• _AVAILABLE RECORDS_
^^^^^^^^
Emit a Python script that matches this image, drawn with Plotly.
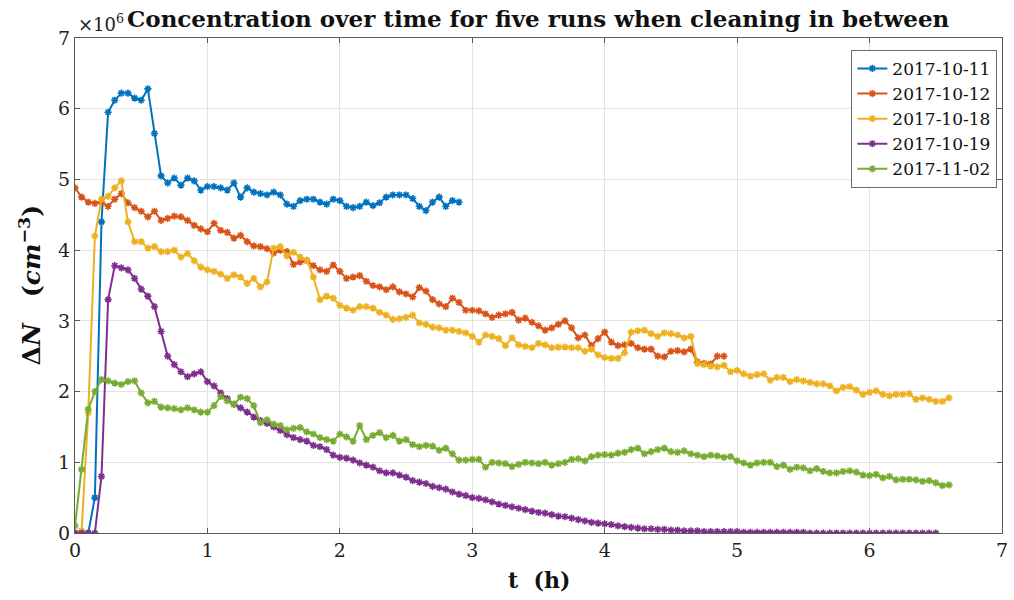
import numpy as np
import plotly.graph_objects as go

DT = 0.05  # sampling step in hours

series_names = ["2017-10-11", "2017-10-12", "2017-10-18", "2017-10-19", "2017-11-02"]
colors = ["#0072BD", "#D95319", "#EDB120", "#7E2F8E", "#77AC30"]

# Concentration values in units of 1e6 cm^-3, sampled every 0.05 h from t=0
run_2017_10_11 = [0, 0, 0, 0.5, 4.4, 5.95, 6.12, 6.22, 6.22, 6.15, 6.12, 6.28, 5.65, 5.05, 4.95, 5.02,
                  4.92, 5.02, 4.98, 4.85, 4.9, 4.9, 4.88, 4.85, 4.95, 4.75, 4.88, 4.82, 4.8, 4.78, 4.82,
                  4.78, 4.65, 4.62, 4.7, 4.72, 4.72, 4.68, 4.65, 4.72, 4.7, 4.62, 4.6, 4.62, 4.68, 4.63,
                  4.67, 4.75, 4.78, 4.78, 4.78, 4.73, 4.62, 4.56, 4.68, 4.75, 4.62, 4.7, 4.68]

run_2017_10_12 = [4.88, 4.75, 4.68, 4.66, 4.68, 4.62, 4.72, 4.8, 4.67, 4.6, 4.55, 4.47, 4.55, 4.42, 4.45,
                  4.48, 4.47, 4.42, 4.35, 4.3, 4.26, 4.38, 4.28, 4.25, 4.17, 4.21, 4.12, 4.06, 4.05, 4.02,
                  3.96, 4.0, 3.98, 3.8, 3.83, 3.85, 3.78, 3.72, 3.7, 3.79, 3.7, 3.6, 3.62, 3.64, 3.56,
                  3.5, 3.48, 3.44, 3.48, 3.41, 3.38, 3.34, 3.47, 3.42, 3.3, 3.24, 3.2, 3.32, 3.26, 3.15,
                  3.15, 3.14, 3.1, 3.05, 3.08, 3.1, 3.12, 3.01, 3.04, 2.98, 2.93, 2.87, 2.9, 2.95, 3.0,
                  2.9, 2.76, 2.8, 2.65, 2.75, 2.84, 2.7, 2.65, 2.66, 2.68, 2.62, 2.6, 2.6, 2.5, 2.49,
                  2.57, 2.58, 2.56, 2.6, 2.42, 2.4, 2.39, 2.5, 2.5]

run_2017_10_18 = [0, 0.03, 1.7, 4.2, 4.72, 4.76, 4.88, 4.98, 4.4, 4.12, 4.12, 4.03, 4.05, 3.98, 3.98,
                  4.0, 3.9, 3.95, 3.85, 3.76, 3.72, 3.7, 3.66, 3.6, 3.65, 3.62, 3.53, 3.6, 3.48, 3.55,
                  4.03, 4.05, 3.92, 3.97, 3.9, 3.86, 3.62, 3.3, 3.35, 3.32, 3.22, 3.18, 3.15, 3.2, 3.2,
                  3.18, 3.12, 3.08, 3.02, 3.03, 3.05, 3.08, 2.97, 2.95, 2.91, 2.9, 2.87, 2.87, 2.85, 2.83,
                  2.78, 2.7, 2.8, 2.78, 2.75, 2.65, 2.76, 2.66, 2.64, 2.62, 2.68, 2.66, 2.62, 2.63, 2.63,
                  2.62, 2.62, 2.57, 2.6, 2.52, 2.48, 2.47, 2.47, 2.55, 2.84, 2.86, 2.87, 2.82, 2.78, 2.83,
                  2.82, 2.8, 2.76, 2.78, 2.4, 2.38, 2.36, 2.35, 2.37, 2.28, 2.3, 2.25, 2.22, 2.24, 2.25,
                  2.16, 2.2, 2.2, 2.14, 2.17, 2.15, 2.13, 2.11, 2.11, 2.08, 2.01, 2.06, 2.07, 2.02, 1.96,
                  1.99, 2.01, 1.96, 1.94, 1.96, 1.96, 1.97, 1.89, 1.91, 1.89, 1.86, 1.86, 1.91]

run_2017_10_19 = [0, 0, 0, 0, 0.8, 3.3, 3.78, 3.75, 3.72, 3.6, 3.45, 3.35, 3.2, 2.85, 2.5, 2.38, 2.28,
                  2.21, 2.25, 2.28, 2.14, 2.08, 1.98, 1.9, 1.82, 1.77, 1.71, 1.64, 1.59, 1.55, 1.5, 1.45,
                  1.39, 1.35, 1.32, 1.3, 1.24, 1.22, 1.18, 1.1, 1.07, 1.06, 1.03, 0.99, 0.96, 0.93, 0.88,
                  0.85, 0.85, 0.82, 0.79, 0.74, 0.72, 0.7, 0.66, 0.64, 0.62, 0.58, 0.55, 0.53, 0.5, 0.49,
                  0.47, 0.44, 0.41, 0.39, 0.37, 0.35, 0.33, 0.31, 0.29, 0.28, 0.26, 0.24, 0.23, 0.21, 0.19,
                  0.17, 0.15, 0.14, 0.13, 0.12, 0.1, 0.09, 0.08, 0.07, 0.06, 0.06, 0.05, 0.05, 0.04, 0.04,
                  0.03, 0.03, 0.03, 0.02, 0.02, 0.02, 0.02, 0.02, 0.02, 0.01, 0.01, 0.01, 0.01, 0.01, 0.01,
                  0.01, 0.01, 0.01, 0.01, 0, 0, 0, 0, 0, 0, 0, 0, 0, 0, 0, 0, 0, 0, 0, 0, 0, 0, 0, 0]

run_2017_11_02 = [0.1, 0.9, 1.75, 2.0, 2.17, 2.15, 2.12, 2.1, 2.14, 2.15, 1.98, 1.84, 1.86, 1.78, 1.77,
                  1.76, 1.74, 1.77, 1.74, 1.71, 1.71, 1.8, 1.93, 1.87, 1.82, 1.92, 1.9, 1.8, 1.56, 1.6,
                  1.54, 1.52, 1.46, 1.48, 1.49, 1.43, 1.4, 1.35, 1.32, 1.3, 1.4, 1.36, 1.3, 1.52, 1.32,
                  1.38, 1.42, 1.35, 1.38, 1.3, 1.32, 1.25, 1.22, 1.24, 1.23, 1.17, 1.2, 1.12, 1.03, 1.03,
                  1.04, 1.04, 0.93, 1.0, 0.99, 0.98, 0.94, 0.97, 1.0, 0.99, 0.98, 1.0, 0.96, 0.98, 1.0,
                  1.04, 1.05, 1.02, 1.08, 1.1, 1.11, 1.1, 1.13, 1.14, 1.18, 1.2, 1.12, 1.15, 1.18, 1.2,
                  1.15, 1.14, 1.16, 1.12, 1.1, 1.08, 1.1, 1.09, 1.07, 1.08, 1.02, 0.99, 0.96, 0.99, 1.0,
                  1.0, 0.94, 0.96, 0.9, 0.93, 0.92, 0.88, 0.91, 0.87, 0.85, 0.85, 0.87, 0.88, 0.86, 0.82,
                  0.81, 0.83, 0.78, 0.8, 0.75, 0.76, 0.76, 0.75, 0.73, 0.74, 0.71, 0.67, 0.68]

all_runs = [run_2017_10_11, run_2017_10_12, run_2017_10_18, run_2017_10_19, run_2017_11_02]

x_ticks = [0, 1, 2, 3, 4, 5, 6, 7]
y_ticks = [0, 1, 2, 3, 4, 5, 6, 7]

FONT = "DejaVu Serif"

fig = go.Figure()
for name, vals, col in zip(series_names, all_runs, colors):
    t = np.round(np.arange(len(vals)) * DT, 3)
    fig.add_trace(go.Scatter(
        x=t, y=vals, name=name, mode="lines+markers",
        line=dict(color=col, width=2),
        marker=dict(symbol="asterisk-open", size=6, color=col, line=dict(color=col, width=1.6)),
    ))

axis_common = dict(
    showgrid=True, gridcolor="#e3e3e3", gridwidth=1,
    showline=True, linecolor="#5a5a5a", linewidth=1, mirror="ticks",
    ticks="inside", ticklen=5, tickcolor="#5a5a5a",
    zeroline=False, ticklabeloverflow="allow",
    tickfont=dict(family=FONT, size=19, color="#222222"),
)

fig.update_xaxes(range=[0, 7], tickvals=x_ticks, ticktext=[str(v) for v in x_ticks], **axis_common)
fig.update_yaxes(range=[0, 7], tickvals=y_ticks, ticktext=[str(v) for v in y_ticks], **axis_common)

fig.update_layout(
    width=1014, height=600,
    margin=dict(l=75, r=6, t=38, b=67),
    plot_bgcolor="white", paper_bgcolor="white",
    font=dict(family=FONT, color="#111111"),
    showlegend=True,
    legend=dict(
        x=0.995, y=0.976, xanchor="right", yanchor="top",
        bgcolor="white", bordercolor="#6a6a6a", borderwidth=1,
        font=dict(family=FONT, size=17, color="#111111"),
        itemwidth=30, tracegroupgap=0,
    ),
    annotations=[
        dict(text="<b>Concentration over time for five runs when cleaning in between</b>",
             xref="paper", yref="paper", x=0.5, y=1.0, yshift=20, xanchor="center", yanchor="middle",
             showarrow=False, font=dict(family=FONT, size=23, color="#111111")),
        dict(text="×10<sup>6</sup>", xref="paper", yref="paper", x=0.0, y=1.0, xshift=1, yshift=1,
             xanchor="left", yanchor="bottom", showarrow=False,
             font=dict(family=FONT, size=18, color="#222222")),
        dict(text="<b>t  (h)</b>", xref="paper", yref="paper", x=0.5, y=0.0, yshift=-47,
             xanchor="center", yanchor="middle", showarrow=False,
             font=dict(family=FONT, size=22, color="#111111")),
        dict(text="<b>Δ<i>N</i>&nbsp;&nbsp;&nbsp;(<i>cm</i><sup>−3</sup>)</b>", xref="paper", yref="paper",
             x=0.0, xshift=-45, y=0.5, xanchor="center", yanchor="middle", textangle=-90,
             showarrow=False, font=dict(family=FONT, size=25, color="#111111")),
    ],
)

fig.write_html("out.html")
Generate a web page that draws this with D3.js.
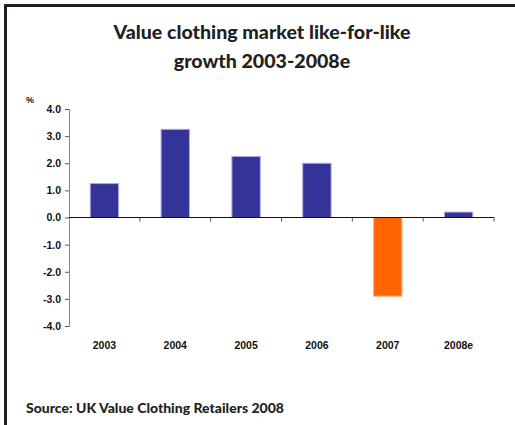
^^^^^^^^
• _EXERCISE AIM_
Write out, word for word, the lines from the start of the data through the one holding "2.57, 2.58, 2.56, 2.6, 2.42, 2.4, 2.39, 2.5, 2.5]". Omit pictures.

• _WRITTEN SOLUTION_
Emit a Python script that matches this image, drawn with Plotly.
import numpy as np
import plotly.graph_objects as go

DT = 0.05  # sampling step in hours

series_names = ["2017-10-11", "2017-10-12", "2017-10-18", "2017-10-19", "2017-11-02"]
colors = ["#0072BD", "#D95319", "#EDB120", "#7E2F8E", "#77AC30"]

# Concentration values in units of 1e6 cm^-3, sampled every 0.05 h from t=0
run_2017_10_11 = [0, 0, 0, 0.5, 4.4, 5.95, 6.12, 6.22, 6.22, 6.15, 6.12, 6.28, 5.65, 5.05, 4.95, 5.02,
                  4.92, 5.02, 4.98, 4.85, 4.9, 4.9, 4.88, 4.85, 4.95, 4.75, 4.88, 4.82, 4.8, 4.78, 4.82,
                  4.78, 4.65, 4.62, 4.7, 4.72, 4.72, 4.68, 4.65, 4.72, 4.7, 4.62, 4.6, 4.62, 4.68, 4.63,
                  4.67, 4.75, 4.78, 4.78, 4.78, 4.73, 4.62, 4.56, 4.68, 4.75, 4.62, 4.7, 4.68]

run_2017_10_12 = [4.88, 4.75, 4.68, 4.66, 4.68, 4.62, 4.72, 4.8, 4.67, 4.6, 4.55, 4.47, 4.55, 4.42, 4.45,
                  4.48, 4.47, 4.42, 4.35, 4.3, 4.26, 4.38, 4.28, 4.25, 4.17, 4.21, 4.12, 4.06, 4.05, 4.02,
                  3.96, 4.0, 3.98, 3.8, 3.83, 3.85, 3.78, 3.72, 3.7, 3.79, 3.7, 3.6, 3.62, 3.64, 3.56,
                  3.5, 3.48, 3.44, 3.48, 3.41, 3.38, 3.34, 3.47, 3.42, 3.3, 3.24, 3.2, 3.32, 3.26, 3.15,
                  3.15, 3.14, 3.1, 3.05, 3.08, 3.1, 3.12, 3.01, 3.04, 2.98, 2.93, 2.87, 2.9, 2.95, 3.0,
                  2.9, 2.76, 2.8, 2.65, 2.75, 2.84, 2.7, 2.65, 2.66, 2.68, 2.62, 2.6, 2.6, 2.5, 2.49,
                  2.57, 2.58, 2.56, 2.6, 2.42, 2.4, 2.39, 2.5, 2.5]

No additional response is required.